Pneumonia Detection from Chest X-rays and FDA submission
The task is to analyze data from the NIH Chest X-ray Dataset and train a CNN to classify a given chest x-ray for the presence or absence of pneumonia. The project will culminate in a model that can predict the presence of pneumonia with human radiologist-level accuracy that can be prepared for submission to the FDA for 510(k) clearance as software as a medical device. As part of the submission preparation, we need to formally describe the model, the data that it was trained on, and a validation plan that meets FDA criteria.
NIH Chest Xray Dataset - 112,000 chest x-rays with disease labels acquired from 30,000 patients. The disease labels were created using Natural Language Processing (NLP) to mine the associated radiological reports. The labels include 14 common thoracic pathologies:
- Atelectasis
- Consolidation
- Infiltration
- Pneumothorax
- Edema
- Emphysema
- Fibrosis
- Effusion
- Pneumonia
- Pleural thickening
- Cardiomegaly
- Nodule
- Mass
- Hernia The biggest limitation of this dataset is that image labels were NLP-extracted so there could be some erroneous labels but the NLP labeling accuracy is estimated to be >90%.

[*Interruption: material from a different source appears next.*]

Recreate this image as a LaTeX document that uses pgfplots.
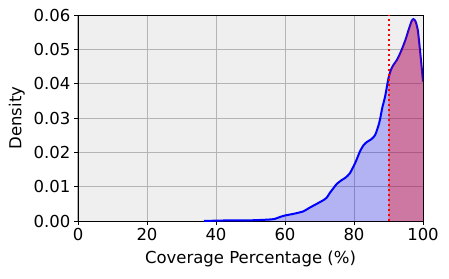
\documentclass[border=0pt]{standalone}
\usepackage{fontspec}
\setmainfont{DejaVu Sans}
\usepackage{pgfplots}
\usepackage{pgfplotstable}
\pgfplotsset{compat=1.18}
\definecolor{bgc}{RGB}{239,239,239}
\definecolor{gridc}{RGB}{180,180,180}
\pgfplotstableread{
x y
36.5 0
40 0.0001
45 0.0002
50 0.0002
55 0.0004
57 0.0006
58.6 0.0012
60 0.0016
61.5 0.0019
63 0.0022
65.3 0.0028
67 0.0038
69.2 0.005
71 0.006
72.1 0.0068
73 0.0082
74 0.0095
75 0.0108
76.4 0.0119
77.5 0.0126
78.8 0.0139
80.3 0.0168
81.7 0.0202
82.7 0.0220
83.7 0.0230
85 0.0238
86.1 0.0250
87 0.0275
87.5 0.0294
88.2 0.0330
89.0 0.0362
90 0.0416
90.7 0.0440
91.4 0.0454
92.5 0.0470
93.8 0.0498
95 0.0530
96 0.0562
96.7 0.0582
97.2 0.0588
97.8 0.0582
98.5 0.0555
99.3 0.0480
100 0.0406
}\kde
\pgfplotstableread{
x y
90 0.0416
90.7 0.0440
91.4 0.0454
92.5 0.0470
93.8 0.0498
95 0.0530
96 0.0562
96.7 0.0582
97.2 0.0588
97.8 0.0582
98.5 0.0555
99.3 0.0480
100 0.0406
}\kdehigh
\begin{document}
\begin{tikzpicture}
\useasboundingbox (-78pt,-57pt) rectangle (371pt,221pt);
\begin{axis}[
  at={(0,0)}, anchor=south west,
  scale only axis,
  width=345pt, height=206pt,
  xmin=0, xmax=100, ymin=0, ymax=0.06,
  xtick={0,20,...,100},
  ytick={0,0.01,...,0.06},
  yticklabel style={/pgf/number format/.cd, fixed, fixed zerofill, precision=2},
  scaled y ticks=false,
  /pgf/number format/assume math mode=true,
  tick label style={font=\fontsize{16.5}{19}\selectfont},
  label style={font=\fontsize{16.5}{19}\selectfont},
  xlabel={Coverage Percentage (\%)},
  ylabel={Density},
  xlabel style={yshift=-3pt},
  ylabel style={yshift=2pt},
  tick align=outside,
  tick pos=left,
  major tick length=4pt,
  tick style={black, line width=0.8pt},
  grid=major,
  major grid style={gridc, line width=1pt},
  axis background/.style={fill=bgc},
  axis line style={black, line width=0.8pt},
]
\addplot[draw=none, fill=blue, fill opacity=0.25, smooth, tension=0.4] table[x=x,y=y]{\kde} \closedcycle;
\addplot[blue, line width=2pt, smooth, tension=0.4] table[x=x,y=y]{\kde};
\addplot[draw=none, fill=red, fill opacity=0.33, smooth, tension=0.4] table[x=x,y=y]{\kdehigh} \closedcycle;
\addplot[red, line width=2pt, dash pattern=on 2pt off 3pt] coordinates {(90,0) (90,0.06)};
\end{axis}
\end{tikzpicture}
\end{document}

The original radiology reports are not publicly available but you can find more details on the labeling process here.
Dataset Contents: 112,120 frontal-view chest X-ray PNG images in 1024*1024 resolution (under images folder) Meta data for all images (Data_Entry_2017.csv): Image Index, Finding Labels, Follow-up #, Patient ID, Patient Age, Patient Gender, View Position, Original Image Size and Original Image Pixel Spacing.
Python packages
- python 3.6
- numpy
- tensorflow
- keras
- pandas
- matplotlib
- sklearn
This project would require GPUs to train the deep learning model.
Note: I have not uploaded the hdf5 file, the weights of the trained model since its a big file.